A brown pebble has been identified by researchers as the fossilized brain tissue of a dinosaur.  The is the first time that fossilized brain tissue has been identified.  The results were reported in a Special Publication of the Geological Society of London.   The research was coordinated by Professor Martin Brasier of the University of Oxford and Dr. David Norman of the University of Cambridge.

Aside from Prof. Brasier and Dr. Norman, other co-authors of the published article include Dr Alex Liu of Cambridge's Department of Earth Sciences, who was a PhD student of Prof. Brasier at the start of their research,  and Jamie Hiscocks, the man who discovered the specimen near Bexhill in Sussex in 2004.  The research was funded in part by the Natural Environment Research Council (NERC) and Christ's College, Cambridge.  The article was published in tribute to Prof. Brasier who died in 2014 in a road traffic accident.

The brain tissue is most probably from a dinosaur species that is related to Iguanadon, a large herbivorous dinosaur that lived about 133 million years ago during the Early Cretaceous.

The discovery of the specimen had astonished the researchers since it is incredibly rare for soft tissue, such as brain tissue, to be fossilized.  In fact, brain tissue has an extremely small chance of being preserved.  The brain tissues were preserved because the dinosaur died in or near a body of water and its head ended up partially buried in the sediment at the bottom.  The acidity and lack of oxygen in the water helped preserve the brain tissue before the rest of the body was buried in the sediment.

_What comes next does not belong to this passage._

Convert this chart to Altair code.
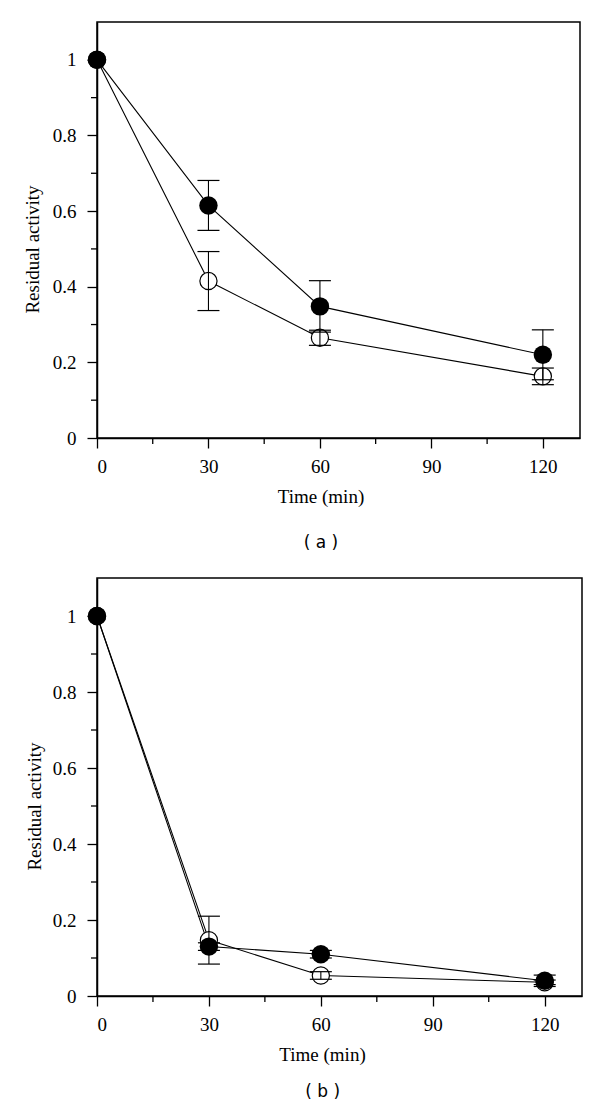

Using a scanning electron microscope with the help of colleagues from the University of Western Australia, researchers could identify meninges, the tough membranes that surrounded the brain, as well as strands of collagen and blood vessels.  It showed that the brain had similarities with the brains of birds and crocodiles.  What the researchers could not conclude though from this individual specimen was the actual size of the brain of the dinosaur.